To do –
A partial copy is required: transcribe exactly the lines from the one containing "Write a LaTeX" through the last line below, without any pictures.

Given data –
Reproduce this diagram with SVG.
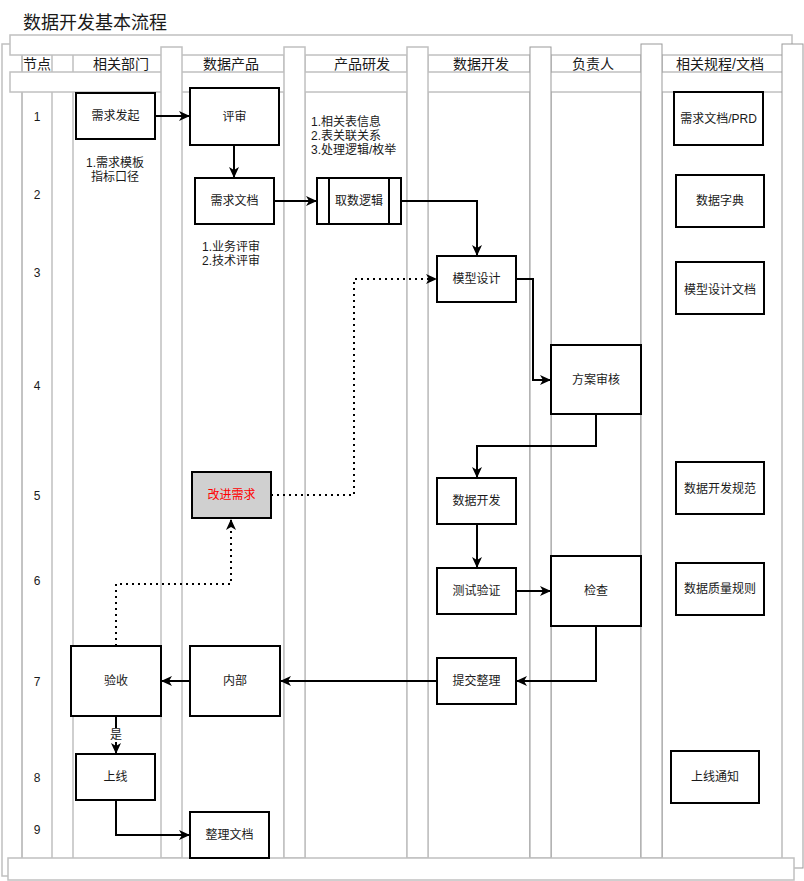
<svg xmlns="http://www.w3.org/2000/svg" width="804" height="881" viewBox="0 0 804 881">
<defs>
<style>
text{font-family:"Liberation Sans","Noto Sans CJK SC",sans-serif;font-size:12px;fill:#1a1a1a;}
.c{text-anchor:middle;dominant-baseline:central;}
.l{dominant-baseline:central;}
.h{font-size:14px;fill:#1a1a1a;}
.title{font-size:18px;fill:#1a1a1a;}
.g{fill:none;stroke:#c0c0c0;stroke-width:1.5;}
.gd{fill:none;stroke:#999;stroke-width:1;}
.gw{fill:#fff;stroke:#c0c0c0;stroke-width:1.5;}
.gwd{fill:#fff;stroke:#999;stroke-width:1;}
.n{fill:#fff;stroke:#000;stroke-width:2;}
.e{fill:none;stroke:#000;stroke-width:2;}
.d{fill:none;stroke:#000;stroke-width:2;stroke-dasharray:2 4;}
</style>
<marker id="arr" viewBox="0 0 11 10" refX="10" refY="5" markerWidth="11" markerHeight="10" markerUnits="userSpaceOnUse" orient="auto">
<path d="M0,0 L11,5 L0,10 L3,5 z" fill="#000"/>
</marker>
</defs>
<rect width="804" height="881" fill="#fff"/>
<text class="title" x="23" y="29">数据开发基本流程</text>

<g id="frame">
<rect class="g" x="2" y="44" width="20" height="832"/>
<path class="g" d="M22,55 V858 M52,55 V858 M73,55 V858 M284,55 V858 M305,55 V858 M407,55 V858"/>
<path class="gd" d="M428,55 V858 M530,55 V858 M551,55 V858 M641,55 V858 M662,55 V858"/>
<rect class="gw" x="10" y="35" width="782" height="20"/>
<rect class="gw" x="10" y="72" width="782" height="20"/>
<rect class="gw" x="161" y="47" width="21" height="811"/>
<rect class="gw" x="284" y="47" width="21" height="811"/>
<rect class="gw" x="407" y="47" width="21" height="811"/>
<rect class="gwd" x="530" y="47" width="21" height="811"/>
<rect class="gwd" x="641" y="44" width="21" height="814"/>
<rect class="gwd" x="782" y="44" width="21" height="824"/>
<rect class="gw" x="8" y="858" width="786" height="22"/>
</g>

<g id="headers">
<text class="c h" x="37" y="64">节点</text>
<text class="c h" x="121" y="64">相关部门</text>
<text class="c h" x="231" y="64">数据产品</text>
<text class="c h" x="362" y="64">产品研发</text>
<text class="c h" x="481" y="64">数据开发</text>
<text class="c h" x="593" y="64">负责人</text>
<text class="c h" x="720" y="64">相关规程/文档</text>
</g>

<g id="rows">
<text class="c" x="37" y="117">1</text>
<text class="c" x="37" y="195">2</text>
<text class="c" x="37" y="273">3</text>
<text class="c" x="37" y="386">4</text>
<text class="c" x="37" y="496">5</text>
<text class="c" x="37" y="581">6</text>
<text class="c" x="37" y="682">7</text>
<text class="c" x="37" y="778">8</text>
<text class="c" x="37" y="830">9</text>
</g>

<g id="notes">
<text class="c" x="115" y="163">1.需求模板</text>
<text class="c" x="115" y="177">指标口径</text>
<text class="c" x="231" y="247">1.业务评审</text>
<text class="c" x="231" y="261">2.技术评审</text>
<text class="l" x="311" y="122">1.相关表信息</text>
<text class="l" x="311" y="136">2.表关联关系</text>
<text class="l" x="311" y="150">3.处理逻辑/枚举</text>
</g>

<g id="connectors">
<path class="e" d="M155,116 H189" marker-end="url(#arr)"/>
<path class="e" d="M234,145 V177" marker-end="url(#arr)"/>
<path class="e" d="M274,201 H316" marker-end="url(#arr)"/>
<path class="e" d="M401,201 H477 V255" marker-end="url(#arr)"/>
<path class="d" d="M271,495 H354 V279 H436" marker-end="url(#arr)"/>
<path class="e" d="M516,279 H533 V380 H550" marker-end="url(#arr)"/>
<path class="e" d="M596,414 V446 H477 V477" marker-end="url(#arr)"/>
<path class="e" d="M477,524 V567" marker-end="url(#arr)"/>
<path class="e" d="M516,591 H550" marker-end="url(#arr)"/>
<path class="e" d="M596,626 V681 H517" marker-end="url(#arr)"/>
<path class="e" d="M437,681 H281" marker-end="url(#arr)"/>
<path class="e" d="M190,681 H162" marker-end="url(#arr)"/>
<path class="d" d="M116,646 V584 H231 V520" marker-end="url(#arr)"/>
<path class="e" d="M116,716 V753" marker-end="url(#arr)"/>
<rect x="109" y="728" width="14" height="14" fill="#fff"/>
<text class="c" x="116" y="735">是</text>
<path class="e" d="M116,800 V835 H189" marker-end="url(#arr)"/>
</g>

<g id="n-xqfq"><rect class="n" x="76" y="93" width="79" height="46"/><text class="c" x="115.5" y="116">需求发起</text></g>
<g id="n-ps"><rect class="n" x="190" y="88" width="89" height="57"/><text class="c" x="234.5" y="117">评审</text></g>
<g id="n-xqwd"><rect class="n" x="195" y="178" width="79" height="46"/><text class="c" x="234.5" y="201">需求文档</text></g>
<g id="n-qsl"><rect class="n" x="317" y="178" width="84" height="46"/><path class="e" d="M329,178 V224 M389,178 V224"/><text class="c" x="359" y="201">取数逻辑</text></g>
<g id="n-mxsj"><rect class="n" x="437" y="256" width="79" height="46"/><text class="c" x="476.5" y="279">模型设计</text></g>
<g id="n-fash"><rect class="n" x="551" y="345" width="90" height="69"/><text class="c" x="596" y="380">方案审核</text></g>
<g id="n-gjxq"><rect x="192" y="472" width="79" height="46" fill="#d0d0d0" stroke="#000" stroke-width="2"/><text class="c" x="231.5" y="495" style="fill:#ff0000">改进需求</text></g>
<g id="n-sjkf"><rect class="n" x="437" y="478" width="79" height="46"/><text class="c" x="476.5" y="501">数据开发</text></g>
<g id="n-csyz"><rect class="n" x="437" y="568" width="79" height="46"/><text class="c" x="476.5" y="591">测试验证</text></g>
<g id="n-jc"><rect class="n" x="551" y="556" width="90" height="70"/><text class="c" x="596" y="591">检查</text></g>
<g id="n-tjzl"><rect class="n" x="437" y="658" width="79" height="46"/><text class="c" x="476.5" y="681">提交整理</text></g>
<g id="n-nb"><rect class="n" x="190" y="646" width="90" height="70"/><text class="c" x="235" y="681">内部</text></g>
<g id="n-ys"><rect class="n" x="71" y="646" width="90" height="70"/><text class="c" x="116" y="681">验收</text></g>
<g id="n-sx"><rect class="n" x="76" y="754" width="79" height="46"/><text class="c" x="115.5" y="777">上线</text></g>
<g id="n-zlwd"><rect class="n" x="190" y="812" width="79" height="46"/><text class="c" x="229.5" y="835">整理文档</text></g>

<g id="n-prd"><rect class="n" x="674" y="92" width="89" height="53"/><text class="c" x="718.5" y="119">需求文档/PRD</text></g>
<g id="n-sjzd"><rect class="n" x="676" y="175" width="88" height="52"/><text class="c" x="720" y="201">数据字典</text></g>
<g id="n-mxwd"><rect class="n" x="676" y="262" width="88" height="52"/><text class="c" x="720" y="290">模型设计文档</text></g>
<g id="n-kfgf"><rect class="n" x="676" y="462" width="88" height="52"/><text class="c" x="720" y="489">数据开发规范</text></g>
<g id="n-zlgz"><rect class="n" x="676" y="563" width="88" height="52"/><text class="c" x="720" y="589">数据质量规则</text></g>
<g id="n-sxtz"><rect class="n" x="671" y="751" width="88" height="52"/><text class="c" x="715" y="777">上线通知</text></g>
</svg>
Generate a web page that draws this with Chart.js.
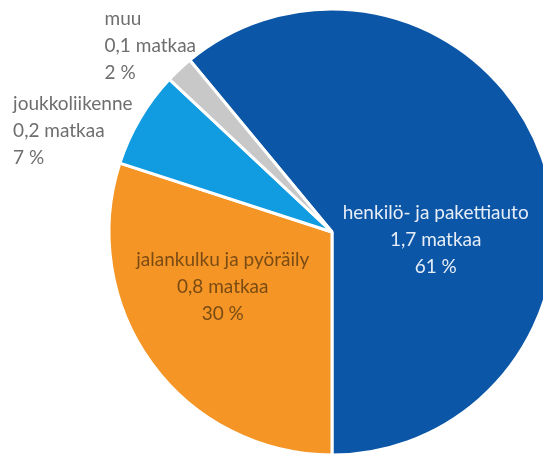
<!DOCTYPE html>
<html>
<head>
<meta charset="utf-8">
<script src="https://cdn.jsdelivr.net/npm/chart.js@4"></script>
<style>
html,body{margin:0;padding:0;background:#fff;}
#wrap{position:relative;width:543px;height:459px;overflow:hidden;}
canvas{display:block;}
</style>
</head>
<body>
<div id="wrap"><canvas id="c" width="543" height="459"></canvas></div>
<script>
// ---- data ----
const categories = ["henkilö- ja pakettiauto", "jalankulku ja pyöräily", "joukkoliikenne", "muu"];
const shares = [61, 30, 7, 2];          // %
const trips = ["1,7", "0,8", "0,2", "0,1"]; // matkaa
const tripUnit = "matkaa";

// ---- styles / layout (not data) ----
const colors = ["#0b56a6", "#f49526", "#119be0", "#c8c8c8"];
const textColors = ["#e6edf7", "#7a4c14", "#6e6e6e", "#6e6e6e"];
// label anchor relative to pie centre, in units of radius; align
const labelLayout = [
  {fx: 0.465, fy: 0.035, align: "center"},
  {fx: -0.49, fy: 0.245, align: "center"},
  {fx: -1.43, fy: -0.575, align: "left", top: true},
  {fx: -1.02, fy: -0.955, align: "left", top: true}
];
const FONT_SIZE = 19;
const LINE_H = 27;
const FONT = FONT_SIZE + "px Lato, 'Open Sans', sans-serif";

const labelPlugin = {
  id: "sliceLabels",
  afterDatasetsDraw(chart) {
    const meta = chart.getDatasetMeta(0);
    const ctx = chart.ctx;
    ctx.save();
    ctx.font = FONT;
    ctx.textBaseline = "middle";
    meta.data.forEach((arc, i) => {
      const L = labelLayout[i];
      const r = arc.outerRadius;
      const x = arc.x + L.fx * r;
      let y = arc.y + L.fy * r;
      const lines = [categories[i], trips[i] + " " + tripUnit, shares[i] + " %"];
      if (!L.top) y -= LINE_H;
      ctx.fillStyle = textColors[i];
      ctx.textAlign = L.align;
      lines.forEach((t, k) => ctx.fillText(t, x, y + k * LINE_H));
    });
    ctx.restore();
  }
};

new Chart(document.getElementById("c"), {
  type: "pie",
  data: {
    labels: categories,
    datasets: [{
      data: shares,
      backgroundColor: colors,
      borderColor: "#ffffff",
      borderWidth: 3,
      hoverOffset: 0
    }]
  },
  options: {
    responsive: false,
    animation: false,
    devicePixelRatio: 1,
    rotation: -39.6,
    radius: 223,
    layout: {padding: {left: 121, right: 0, top: 5, bottom: 0}},
    plugins: {legend: {display: false}, tooltip: {enabled: false}},
    events: []
  },
  plugins: [labelPlugin]
});
</script>
</body>
</html>
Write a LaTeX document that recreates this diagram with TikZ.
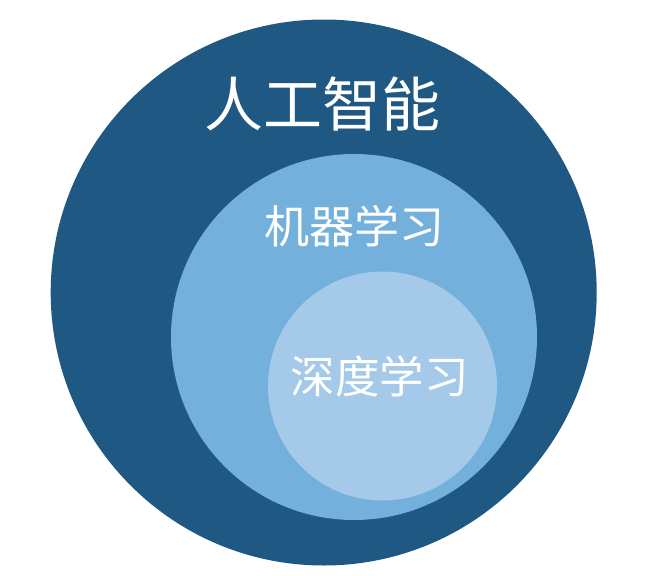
\documentclass[tikz,border=0pt]{standalone}
\usepackage{fontspec}
\newfontfamily\cjk{Noto Sans CJK SC}
\definecolor{aiblue}{RGB}{31,88,130}
\definecolor{mlblue}{RGB}{116,176,220}
\definecolor{dlblue}{RGB}{164,201,233}
\begin{document}
\begin{tikzpicture}[x=1pt,y=-1pt,
  lbl/.style={text=white,inner sep=0pt,font=\cjk}]
\useasboundingbox (0,0) rectangle (649,576);
\fill[aiblue] (323.7,292.5) circle[radius=273];
\fill[mlblue] (354,337) circle[radius=183];
\fill[dlblue] (382.5,386) circle[radius=114.5];
\node[lbl,font=\cjk\fontsize{59}{59}\selectfont] (ai) at (322.5,104) {人工智能};
\node[lbl,font=\cjk\fontsize{45}{45}\selectfont] (ml) at (354.5,226.5) {机器学习};
\node[lbl,font=\cjk\fontsize{44.5}{44.5}\selectfont] (dl) at (379.5,376.5) {深度学习};
\end{tikzpicture}
\end{document}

Exercise response –
Write a LaTeX document that recreates this diagram with TikZ.
\documentclass[tikz,border=0pt]{standalone}
\usepackage{fontspec}
\newfontfamily\cjk{Noto Sans CJK SC}
\definecolor{aiblue}{RGB}{31,88,130}
\definecolor{mlblue}{RGB}{116,176,220}
\definecolor{dlblue}{RGB}{164,201,233}
\begin{document}
\begin{tikzpicture}[x=1pt,y=-1pt,
  lbl/.style={text=white,inner sep=0pt,font=\cjk}]
\useasboundingbox (0,0) rectangle (649,576);
\fill[aiblue] (323.7,292.5) circle[radius=273];
\fill[mlblue] (354,337) circle[radius=183];
\fill[dlblue] (382.5,386) circle[radius=114.5];
\node[lbl,font=\cjk\fontsize{59}{59}\selectfont] (ai) at (322.5,104) {人工智能};
\node[lbl,font=\cjk\fontsize{45}{45}\selectfont] (ml) at (354.5,226.5) {机器学习};
\node[lbl,font=\cjk\fontsize{44.5}{44.5}\selectfont] (dl) at (379.5,376.5) {深度学习};
\end{tikzpicture}
\end{document}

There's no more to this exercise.